Her own thoughts seemed loud in the quiet room. She pictured Kendrick and Elsie walking hand-in-hand during their last week of peace. Everything had seemed so perfect, so real. And yet… something inside her knew it hadn't been entirely Elsie.

Joan's chest tightened. I can't ignore this. Not now. Not ever.

She set down her cup, fingers brushing against the ceramic. The resolve hardened within her.

She wouldn't confront Elsie yet — not outright. Not until she was sure. That was not Joan's style. Observation, deduction, patience that was how she worked. She had always approached life this way: carefully, deliberately, with every move calculated.

But she would watch. She would notice every flicker of hesitation, every slight shift in behavior, every word said or unsaid. She would protect Elsie even from herself, if it came to that.

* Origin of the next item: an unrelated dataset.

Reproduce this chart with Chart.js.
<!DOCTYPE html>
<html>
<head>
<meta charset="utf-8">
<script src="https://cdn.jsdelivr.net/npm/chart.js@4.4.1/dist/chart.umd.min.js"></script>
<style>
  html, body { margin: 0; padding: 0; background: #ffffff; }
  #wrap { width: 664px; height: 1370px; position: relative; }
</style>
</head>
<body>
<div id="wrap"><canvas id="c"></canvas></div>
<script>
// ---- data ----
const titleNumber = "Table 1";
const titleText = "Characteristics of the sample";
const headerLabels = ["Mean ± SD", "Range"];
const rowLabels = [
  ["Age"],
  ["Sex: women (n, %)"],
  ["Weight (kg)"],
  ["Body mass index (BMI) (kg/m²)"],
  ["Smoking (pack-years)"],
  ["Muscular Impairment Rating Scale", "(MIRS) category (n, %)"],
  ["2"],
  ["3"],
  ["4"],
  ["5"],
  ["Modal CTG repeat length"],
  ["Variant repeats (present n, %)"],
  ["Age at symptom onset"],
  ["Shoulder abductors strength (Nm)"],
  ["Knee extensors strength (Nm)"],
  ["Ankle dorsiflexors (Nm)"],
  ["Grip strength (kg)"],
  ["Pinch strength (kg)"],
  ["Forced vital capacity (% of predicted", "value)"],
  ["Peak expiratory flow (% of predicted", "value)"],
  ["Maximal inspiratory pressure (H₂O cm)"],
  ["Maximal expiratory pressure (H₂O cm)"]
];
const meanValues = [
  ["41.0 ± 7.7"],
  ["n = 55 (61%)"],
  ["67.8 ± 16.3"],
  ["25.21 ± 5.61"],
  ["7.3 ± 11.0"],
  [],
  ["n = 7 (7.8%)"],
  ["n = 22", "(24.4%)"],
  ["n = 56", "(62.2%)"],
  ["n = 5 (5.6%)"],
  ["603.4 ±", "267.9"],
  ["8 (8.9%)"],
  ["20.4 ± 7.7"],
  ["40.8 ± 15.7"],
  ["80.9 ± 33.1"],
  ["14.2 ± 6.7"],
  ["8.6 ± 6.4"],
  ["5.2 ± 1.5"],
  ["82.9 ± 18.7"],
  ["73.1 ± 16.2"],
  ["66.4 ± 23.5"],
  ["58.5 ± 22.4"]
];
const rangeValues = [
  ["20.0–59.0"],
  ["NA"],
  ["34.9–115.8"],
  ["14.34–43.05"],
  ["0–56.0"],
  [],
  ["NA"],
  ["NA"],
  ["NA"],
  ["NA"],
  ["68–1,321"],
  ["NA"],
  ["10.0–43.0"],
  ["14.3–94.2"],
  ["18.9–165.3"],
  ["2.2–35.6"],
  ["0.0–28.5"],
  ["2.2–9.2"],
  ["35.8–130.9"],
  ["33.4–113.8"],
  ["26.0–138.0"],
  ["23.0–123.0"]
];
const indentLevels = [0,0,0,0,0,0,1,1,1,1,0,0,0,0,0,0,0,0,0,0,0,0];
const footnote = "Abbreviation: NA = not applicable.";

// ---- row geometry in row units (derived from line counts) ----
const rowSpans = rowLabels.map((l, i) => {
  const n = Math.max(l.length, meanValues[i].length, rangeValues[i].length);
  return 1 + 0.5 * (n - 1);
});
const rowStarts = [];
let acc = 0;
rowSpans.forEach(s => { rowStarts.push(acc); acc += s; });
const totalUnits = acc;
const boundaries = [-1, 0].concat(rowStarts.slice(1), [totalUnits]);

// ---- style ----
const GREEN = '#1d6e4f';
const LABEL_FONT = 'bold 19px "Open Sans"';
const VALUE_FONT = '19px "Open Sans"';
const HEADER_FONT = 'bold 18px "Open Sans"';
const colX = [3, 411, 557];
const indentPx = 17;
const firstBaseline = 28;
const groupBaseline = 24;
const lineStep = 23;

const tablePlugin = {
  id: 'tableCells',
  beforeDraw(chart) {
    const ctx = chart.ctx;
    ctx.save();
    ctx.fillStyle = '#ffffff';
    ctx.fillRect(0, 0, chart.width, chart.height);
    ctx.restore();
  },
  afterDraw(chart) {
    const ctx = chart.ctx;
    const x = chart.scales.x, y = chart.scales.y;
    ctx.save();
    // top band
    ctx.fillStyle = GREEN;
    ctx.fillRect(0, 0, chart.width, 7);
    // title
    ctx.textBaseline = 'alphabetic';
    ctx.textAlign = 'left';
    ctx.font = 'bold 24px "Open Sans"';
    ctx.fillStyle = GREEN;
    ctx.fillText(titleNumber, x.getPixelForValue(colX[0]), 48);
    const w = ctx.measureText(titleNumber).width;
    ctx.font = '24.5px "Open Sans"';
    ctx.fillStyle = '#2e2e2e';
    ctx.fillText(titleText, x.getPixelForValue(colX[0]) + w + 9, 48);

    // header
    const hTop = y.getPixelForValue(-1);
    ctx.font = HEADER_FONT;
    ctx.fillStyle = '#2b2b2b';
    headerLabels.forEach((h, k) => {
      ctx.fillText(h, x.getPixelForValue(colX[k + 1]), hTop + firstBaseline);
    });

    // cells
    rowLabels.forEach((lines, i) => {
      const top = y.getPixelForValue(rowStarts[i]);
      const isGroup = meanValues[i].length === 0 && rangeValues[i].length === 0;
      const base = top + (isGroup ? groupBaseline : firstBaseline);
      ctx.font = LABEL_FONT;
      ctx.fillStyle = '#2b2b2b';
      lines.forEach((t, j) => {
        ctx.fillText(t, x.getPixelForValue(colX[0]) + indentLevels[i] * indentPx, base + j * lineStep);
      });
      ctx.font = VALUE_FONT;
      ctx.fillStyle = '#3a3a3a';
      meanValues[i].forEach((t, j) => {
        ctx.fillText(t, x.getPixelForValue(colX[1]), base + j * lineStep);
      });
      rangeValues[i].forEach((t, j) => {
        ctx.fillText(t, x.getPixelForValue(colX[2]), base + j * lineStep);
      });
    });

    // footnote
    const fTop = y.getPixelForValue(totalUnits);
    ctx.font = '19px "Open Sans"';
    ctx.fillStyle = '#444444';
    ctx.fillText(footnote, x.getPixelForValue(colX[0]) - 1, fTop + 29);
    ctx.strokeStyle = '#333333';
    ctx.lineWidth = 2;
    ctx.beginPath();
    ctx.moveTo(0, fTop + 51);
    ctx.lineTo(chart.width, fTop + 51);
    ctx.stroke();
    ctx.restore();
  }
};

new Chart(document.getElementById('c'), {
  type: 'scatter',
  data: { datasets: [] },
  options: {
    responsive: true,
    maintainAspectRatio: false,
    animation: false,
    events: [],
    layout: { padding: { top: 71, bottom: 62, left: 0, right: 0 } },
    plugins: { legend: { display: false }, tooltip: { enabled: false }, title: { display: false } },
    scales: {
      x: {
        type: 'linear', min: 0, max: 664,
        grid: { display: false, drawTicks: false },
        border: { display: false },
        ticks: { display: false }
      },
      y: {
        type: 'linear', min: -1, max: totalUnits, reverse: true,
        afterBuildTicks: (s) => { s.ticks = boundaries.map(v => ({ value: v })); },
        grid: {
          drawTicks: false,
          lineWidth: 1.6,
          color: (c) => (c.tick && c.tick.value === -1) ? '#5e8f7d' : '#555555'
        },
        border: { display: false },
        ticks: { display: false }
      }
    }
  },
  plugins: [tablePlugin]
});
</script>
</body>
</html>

Her chest tightened again, not from fear but from purpose. She had been away, she had claimed her freedom, but she had not abandoned responsibility. And if something was wrong… she would be the first to see it.

Even if it meant stepping into shadows that no one else could perceive.

Joan leaned back, letting the quiet settle around her. She was patient. She was careful. She was ready.

And in the silent apartment, with the city lights twinkling like distant stars beyond the windows, Joan made a silent promise to herself:

She would uncover the truth.

And nothing, not distance, not distraction, not even loyalty would stop her from seeing Elsie for who she truly was.